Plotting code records

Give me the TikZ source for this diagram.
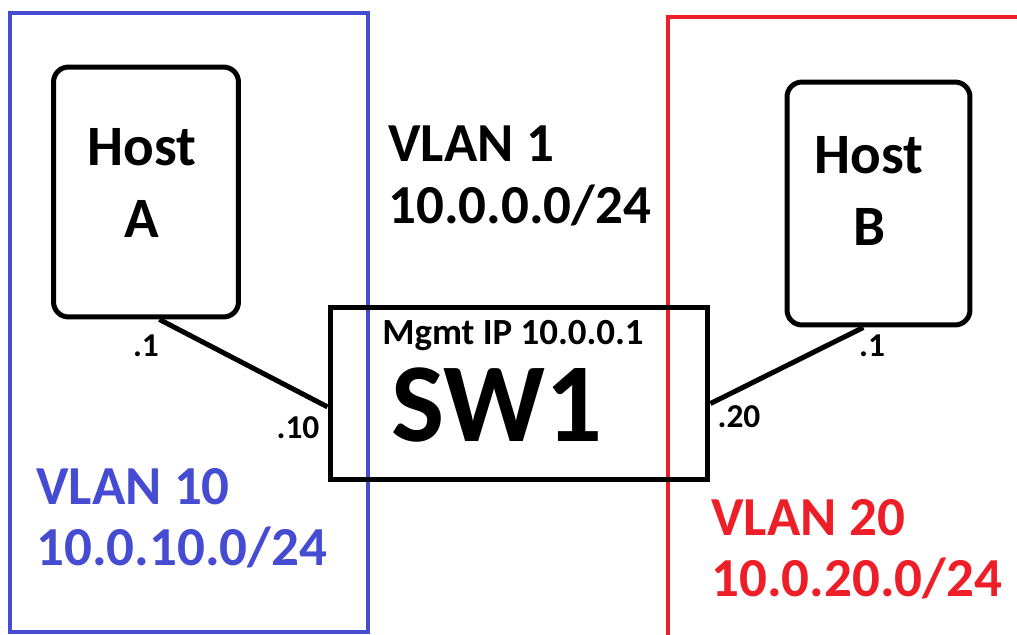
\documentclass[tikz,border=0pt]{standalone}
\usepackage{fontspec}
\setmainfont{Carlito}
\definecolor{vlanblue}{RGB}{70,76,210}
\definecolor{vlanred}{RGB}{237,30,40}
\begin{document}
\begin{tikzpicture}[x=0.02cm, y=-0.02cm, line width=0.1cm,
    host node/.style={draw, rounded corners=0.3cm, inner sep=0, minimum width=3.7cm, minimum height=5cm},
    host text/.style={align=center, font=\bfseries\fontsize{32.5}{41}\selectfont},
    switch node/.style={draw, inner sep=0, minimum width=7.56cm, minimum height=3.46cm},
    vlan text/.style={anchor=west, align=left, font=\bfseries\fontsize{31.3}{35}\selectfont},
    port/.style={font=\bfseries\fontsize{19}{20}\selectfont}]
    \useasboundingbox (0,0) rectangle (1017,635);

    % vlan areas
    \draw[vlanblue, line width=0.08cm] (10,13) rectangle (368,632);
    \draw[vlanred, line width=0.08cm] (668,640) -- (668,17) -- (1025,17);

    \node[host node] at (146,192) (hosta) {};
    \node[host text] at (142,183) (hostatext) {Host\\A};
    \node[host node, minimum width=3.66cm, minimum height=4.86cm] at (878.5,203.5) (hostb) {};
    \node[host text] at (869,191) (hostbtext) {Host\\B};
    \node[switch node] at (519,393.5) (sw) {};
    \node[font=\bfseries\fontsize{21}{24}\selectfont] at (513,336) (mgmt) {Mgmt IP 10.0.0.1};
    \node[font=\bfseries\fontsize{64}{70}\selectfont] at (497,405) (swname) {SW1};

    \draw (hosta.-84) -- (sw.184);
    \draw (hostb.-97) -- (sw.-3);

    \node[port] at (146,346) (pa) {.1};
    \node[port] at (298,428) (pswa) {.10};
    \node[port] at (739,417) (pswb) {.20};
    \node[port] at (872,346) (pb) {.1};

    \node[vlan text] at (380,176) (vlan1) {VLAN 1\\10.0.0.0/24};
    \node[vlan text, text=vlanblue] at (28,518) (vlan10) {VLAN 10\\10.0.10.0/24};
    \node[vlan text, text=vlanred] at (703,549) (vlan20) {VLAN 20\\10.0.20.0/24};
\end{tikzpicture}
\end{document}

--

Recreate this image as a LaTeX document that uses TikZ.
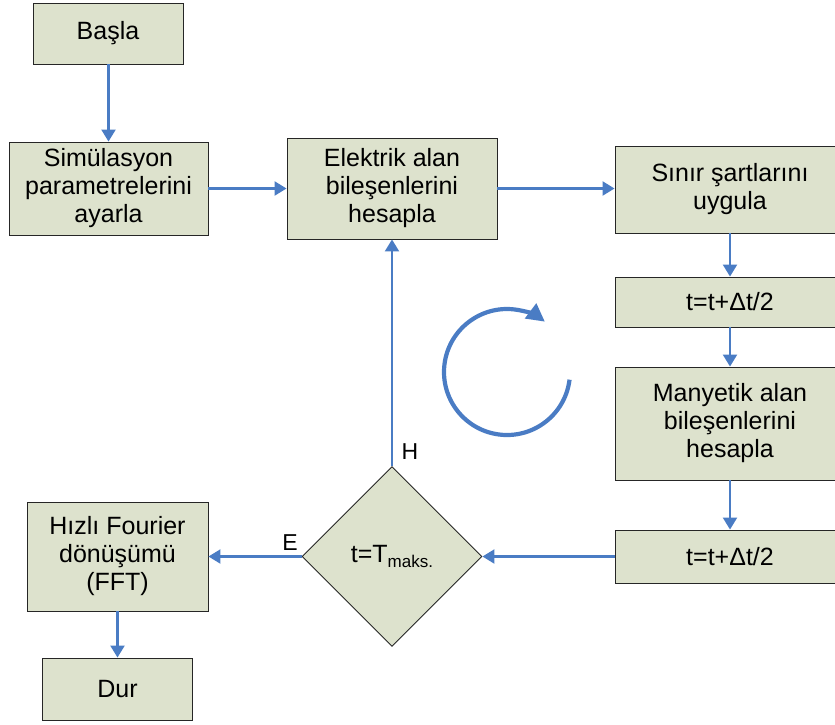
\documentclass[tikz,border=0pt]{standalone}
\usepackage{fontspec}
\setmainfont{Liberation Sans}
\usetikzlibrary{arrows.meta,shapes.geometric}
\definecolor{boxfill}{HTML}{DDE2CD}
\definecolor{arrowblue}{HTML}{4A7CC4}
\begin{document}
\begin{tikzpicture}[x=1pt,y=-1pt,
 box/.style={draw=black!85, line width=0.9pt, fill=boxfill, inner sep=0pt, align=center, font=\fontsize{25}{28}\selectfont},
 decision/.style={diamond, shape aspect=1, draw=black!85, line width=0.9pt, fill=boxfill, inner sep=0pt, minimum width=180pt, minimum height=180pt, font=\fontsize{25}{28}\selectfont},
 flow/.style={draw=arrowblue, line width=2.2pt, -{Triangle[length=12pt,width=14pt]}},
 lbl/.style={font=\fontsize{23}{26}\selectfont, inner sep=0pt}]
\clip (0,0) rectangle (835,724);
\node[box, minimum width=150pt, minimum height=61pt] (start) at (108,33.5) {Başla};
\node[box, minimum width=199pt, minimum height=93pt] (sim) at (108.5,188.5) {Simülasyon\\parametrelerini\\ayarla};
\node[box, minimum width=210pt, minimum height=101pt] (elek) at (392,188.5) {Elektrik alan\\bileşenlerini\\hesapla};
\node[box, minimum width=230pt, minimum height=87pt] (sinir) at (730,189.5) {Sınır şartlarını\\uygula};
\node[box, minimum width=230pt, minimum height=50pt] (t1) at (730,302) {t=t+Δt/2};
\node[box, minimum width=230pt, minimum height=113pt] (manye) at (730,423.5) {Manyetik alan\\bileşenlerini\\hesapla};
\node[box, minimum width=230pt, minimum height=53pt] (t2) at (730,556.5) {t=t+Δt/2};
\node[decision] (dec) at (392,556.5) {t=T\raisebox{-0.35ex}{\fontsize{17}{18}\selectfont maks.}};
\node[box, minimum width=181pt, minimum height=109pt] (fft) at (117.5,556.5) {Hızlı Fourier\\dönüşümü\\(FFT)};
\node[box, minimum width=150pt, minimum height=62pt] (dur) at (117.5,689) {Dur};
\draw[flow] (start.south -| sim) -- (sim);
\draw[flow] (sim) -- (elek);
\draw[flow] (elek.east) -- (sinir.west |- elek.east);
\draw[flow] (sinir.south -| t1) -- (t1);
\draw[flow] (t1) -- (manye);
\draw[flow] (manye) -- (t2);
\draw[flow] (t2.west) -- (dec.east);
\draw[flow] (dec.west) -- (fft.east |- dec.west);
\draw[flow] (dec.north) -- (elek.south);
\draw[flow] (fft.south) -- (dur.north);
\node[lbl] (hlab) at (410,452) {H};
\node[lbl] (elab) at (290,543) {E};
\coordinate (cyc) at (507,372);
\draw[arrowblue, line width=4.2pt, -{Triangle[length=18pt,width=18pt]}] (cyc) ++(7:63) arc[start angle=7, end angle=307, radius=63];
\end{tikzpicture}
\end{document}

### What needs to be done
Select every line in the material above where the string "this" occurs, and copy it.

### Written response
Give me the TikZ source for this diagram.
Recreate this image as a LaTeX document that uses TikZ.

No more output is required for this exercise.